Alex Lins imbues Marli’s scenes with personality. He shows us the things she loves and cares about, how she felt after the death of her parents, and how much Travon means to her. He reveals how she recognized Travon wasn’t Human, which we never saw in issue #1. Scenes at the school seem less detailed. The characters exhibit less personality. The damaged interiors show how bland this impersonal space has become.

Travon no longer wears clothes in Monarch #3. Ameoba or circuit-like shapes cover his body, although he still wears glasses. Spaceships destroy Earth’s warplanes. Giant Walkers stride across land and sea, blasting everything in their path. Childhood memories clash with the destruction of Travon’s neighborhood. I liked the page composition of Marli’s scenes, the epic battle panorama, and Travon’s walk through the rubble. The cross-shaped operating table seemed to shout rather than suggest. I wondered why some Walkers had three legs and others four.

Luis Nct and Mar Silvestre Galotto paint the alien invasion in blue and pink. Like Travon’s operating table, are they suggesting a link between the aliens’ repopulation plans and the resurrection Easter celebrates? Nct and Galotto color Travon’s walk through the destruction in beige and tan. Are they saying everything Mankind has built will inevitably return to the Earth? School interiors are colored green, and windows beige and tan. Yet one room is bathed in red. You’ll discover what that implies when you read Monarch #3.

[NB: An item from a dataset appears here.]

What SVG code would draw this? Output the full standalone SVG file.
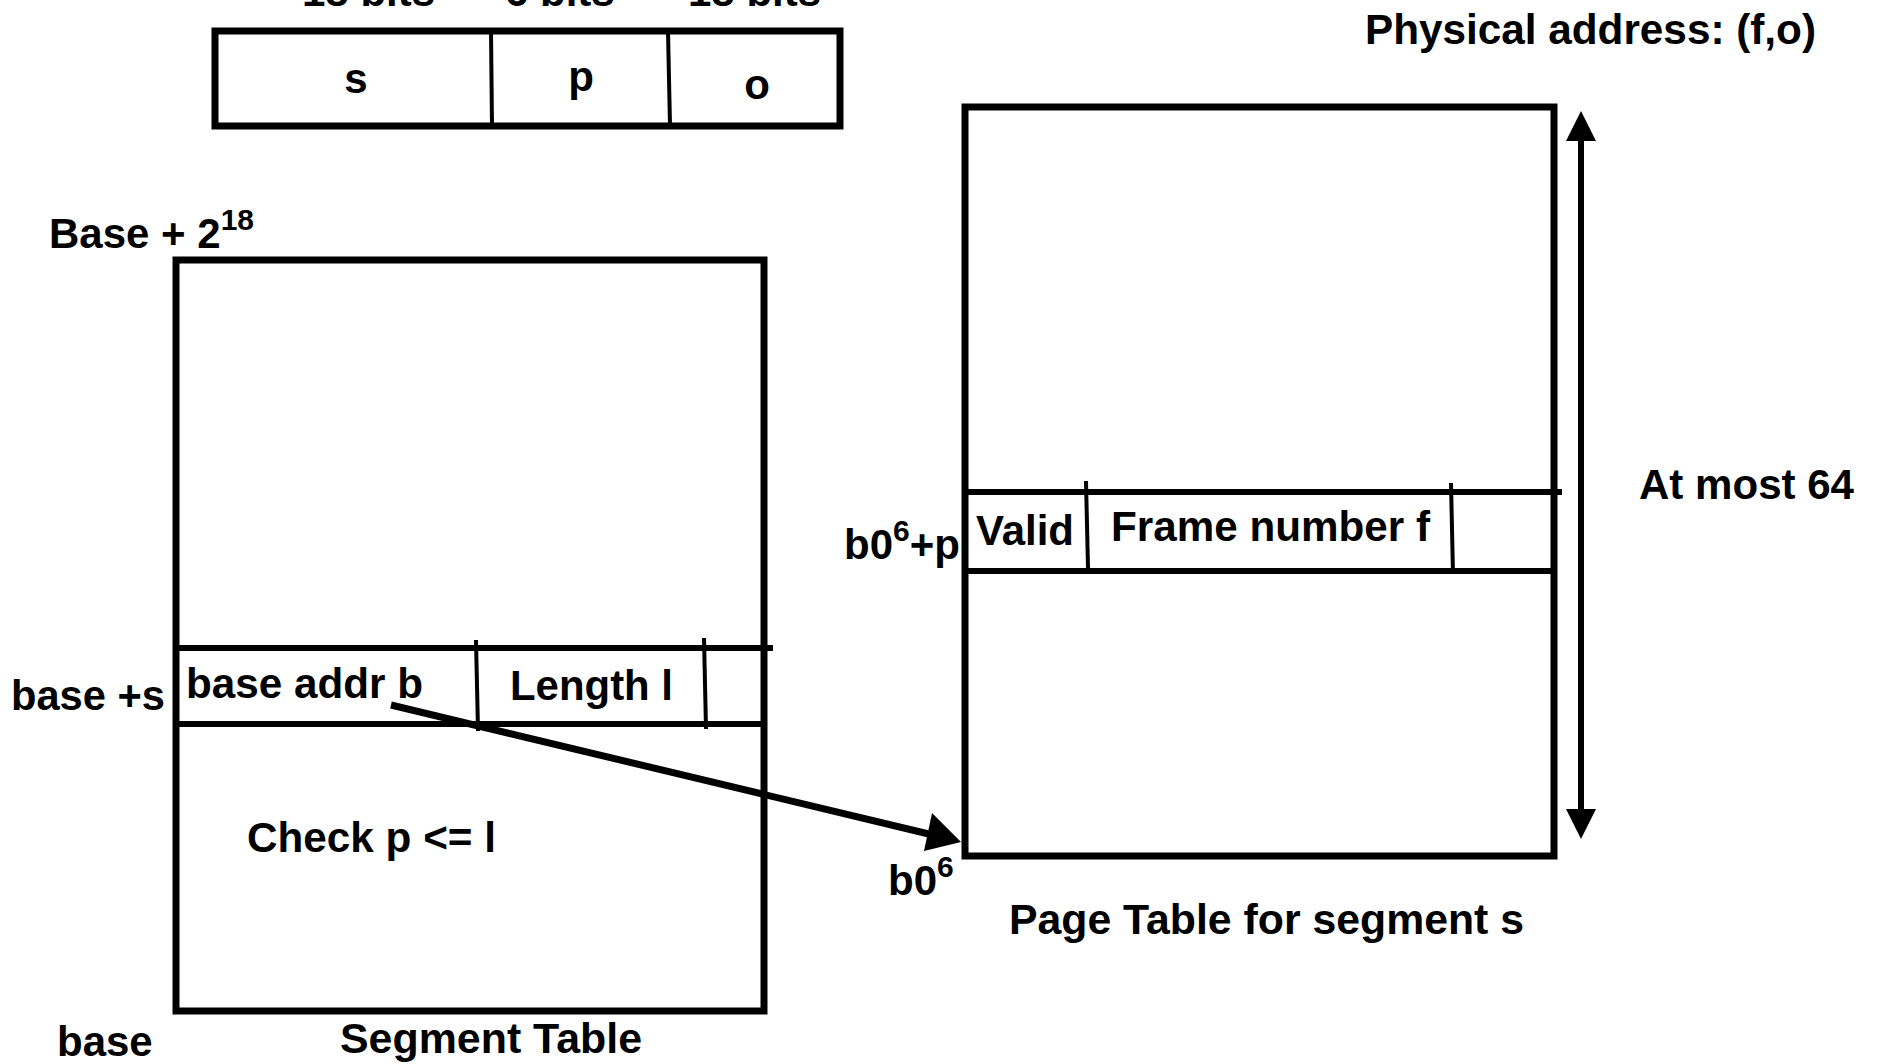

Marshall Dillon relates Marli’s thoughts in green narrative boxes. He shows Daysha and Kurtis’ conversation in white dialogue balloons. Big uppercase letters grow when they shout, and spherical dialogue balloons sprout spikes. Travon’s thoughts also appear in green narrative boxes. Did the alien part of him read her thoughts, and he’s only now becoming aware of it? The alien collective’s words appear as white letters in black narrative boxes outlined in the same blue that colors the invasion. While he uses sound effects sparingly, Dillon spelled out the children’s laughter to make one panel more powerful and haunting.

Final Thoughts

Touching scenes deepen our appreciation for Marli. Travon’s love for Mankind puts his future at risk. Epic battle scenes reveal the scope of this global conflict. Sadly, the only subplot that advances this series is a psychological drama involving less-known characters. With its echoes of War Of The Worlds–and all the radio, TV, movie, and comic adaptations of the classic novel by H. G. Wells–Monarch #3 satisfies. Better advances in the story and greater consistency in the art will help this series reclaim the awesomeness of previous issues.